While actively serving, certain rights are curtailed to preserve the fragile structure of our civil-military relationship. As Dempsey says, the people choose and “we support.” Where he falters is in saying retired flag officers speaking out have given the candidate who will be elected this fall “…reason to question whether senior military leaders can be trusted to provide honest, non-partisan advise [sic]…” In reality it means nothing of the sort. The character of my service was never defined by the actions of others. Simply because former peers spoke out from a depth of experience few others know while acting in the citizen role they have surely earned, no one should call into question the ability of senior officers still wearing the cloth of their nation to perform their solemn duty. Once out of uniform the senior officer corps no longer bears the responsibility of shielding an unwitting public or its elected officials from their own misperceptions about the personal statements of those who are no longer law-bound to remain apolitical. In a democracy, it is the public’s responsibility to judge the intent, character, and quality of those desiring to enter the public discourse. As Dempsey would agree, it would be inappropriate for active military officers to judge the voters’ choice for president. It is equally inappropriate to assume those same voters cannot separate the responsibilities of a serving senior officer from the freedom of conscience and right of expression of one whose time in uniform has passed.
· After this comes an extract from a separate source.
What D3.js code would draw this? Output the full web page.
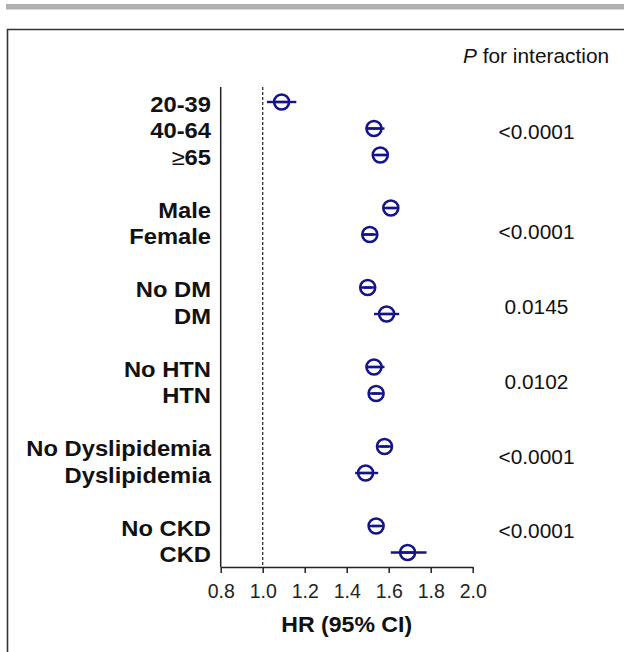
<!DOCTYPE html>
<html><head><meta charset="utf-8">
<script src="https://cdn.jsdelivr.net/npm/d3@7"></script>
<style>html,body{margin:0;padding:0;background:#fff;}svg{display:block;}</style>
</head><body>
<script>
const labels = ["20-39","40-64","≥65","Male","Female","No DM","DM","No HTN","HTN","No Dyslipidemia","Dyslipidemia","No CKD","CKD"];
const rowIndex = [0,1,2,4,5,7,8,10,11,13,14,16,17];
const hr   = [1.09,1.53,1.56,1.61,1.51,1.50,1.59,1.53,1.54,1.58,1.49,1.54,1.69];
const lo   = [1.02,1.49,1.54,1.59,1.48,1.48,1.53,1.49,1.52,1.56,1.44,1.52,1.61];
const hi   = [1.16,1.58,1.59,1.64,1.53,1.52,1.65,1.58,1.56,1.60,1.55,1.56,1.78];
const pValues = ["<0.0001","<0.0001","0.0145","0.0102","<0.0001","<0.0001"];
const pRow = [1.14,4.89,7.72,10.55,13.38,16.2];
const xTicks = [0.8,1.0,1.2,1.4,1.6,1.8,2.0];
const refValue = 1.0;

const W=624,H=652;
const FONT="'Liberation Sans', Arial, sans-serif";
const svg=d3.select("body").append("svg").attr("width",W).attr("height",H);
const navy="#14148a";
const boldSize="22px";
const sx=1.08;

// frame
svg.append("rect").attr("x",6).attr("y",4).attr("width",W-6).attr("height",5.5).attr("fill","#b0b0b0");
svg.append("path").attr("d",`M7.5,${H} V29.5 H${W}`).attr("fill","none").attr("stroke","#333").attr("stroke-width",1.6);

const x=d3.scaleLinear().domain([0.8,2.0]).range([220.7,472.7]);
const y=d3.scaleLinear().domain([0,17]).range([102,552.5]);
const axisY=567;
const topY=87;

// x axis
const xa=svg.append("g").attr("transform",`translate(0,${axisY})`)
  .call(d3.axisBottom(x).tickValues(xTicks).tickFormat(d3.format(".1f")).tickSize(6).tickSizeOuter(0));
xa.select(".domain").attr("stroke","#222").attr("stroke-width",1.5);
xa.selectAll(".tick line").attr("stroke","#222").attr("stroke-width",1.5);
xa.selectAll(".tick text").attr("font-family",FONT).attr("font-size","19.5px").attr("fill","#222").attr("y",17).attr("dy","0.72em");

// y axis line
svg.append("line").attr("x1",x(0.8)).attr("x2",x(0.8)).attr("y1",topY).attr("y2",axisY).attr("stroke","#222").attr("stroke-width",1.5);

// reference dashed line
svg.append("line").attr("x1",x(refValue)).attr("x2",x(refValue)).attr("y1",topY).attr("y2",axisY)
  .attr("stroke","#333").attr("stroke-width",1.3).attr("stroke-dasharray","3,2");

// labels
labels.forEach((l,i)=>{
  const t=svg.append("text").attr("transform",`translate(211,${y(rowIndex[i])+9.5}) scale(${sx},1)`)
    .attr("text-anchor","end").attr("font-family",FONT)
    .attr("font-size",boldSize).attr("font-weight","bold").attr("fill","#111");
  if(l.startsWith("≥")){
    t.append("tspan").attr("font-weight","normal").text("≥");
    t.append("tspan").text(l.slice(1));
  } else t.text(l);
});

// CI lines and markers
const r=7.5;
const g=svg.append("g");
labels.forEach((l,i)=>{
  const cy=y(rowIndex[i]), cx=x(hr[i]);
  g.append("line").attr("x1",x(lo[i])).attr("x2",x(hi[i])).attr("y1",cy).attr("y2",cy).attr("stroke",navy).attr("stroke-width",2.4);
  g.append("line").attr("x1",cx-r).attr("x2",cx+r).attr("y1",cy).attr("y2",cy).attr("stroke",navy).attr("stroke-width",2.4);
  g.append("circle").attr("cx",cx).attr("cy",cy).attr("r",r).attr("fill","none").attr("stroke",navy).attr("stroke-width",2.6);
});

// P values
const pt=svg.append("text").attr("transform",`translate(463,63) scale(1.07,1)`)
  .attr("font-family",FONT).attr("font-size","19.5px").attr("fill","#111");
pt.append("tspan").attr("font-style","italic").text("P");
pt.append("tspan").text(" for interaction");

pValues.forEach((p,i)=>{
  svg.append("text").attr("transform",`translate(536.5,${y(pRow[i])+7}) scale(1.07,1)`)
    .attr("text-anchor","middle").attr("font-family",FONT)
    .attr("font-size","19.5px").attr("fill","#111").text(p);
});

// axis title
svg.append("text").attr("transform",`translate(${(x(0.8)+x(2.0))/2},632) scale(1.05,1)`)
  .attr("text-anchor","middle").attr("font-family",FONT)
  .attr("font-size","22px").attr("font-weight","bold").attr("fill","#111").text("HR (95% CI)");
</script>
</body></html>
I am certain that the general officers who spoke at the conventions did so out of a deep sense of duty they still feel to a great nation. We should listen, and let their retired peers speak. We’re strong enough to judge them on their merit and understand the difference between their former responsibilities and current rights. If we are not, it would be well for them to question our worthiness of their service to a cause for which they dedicated the majority of their lives.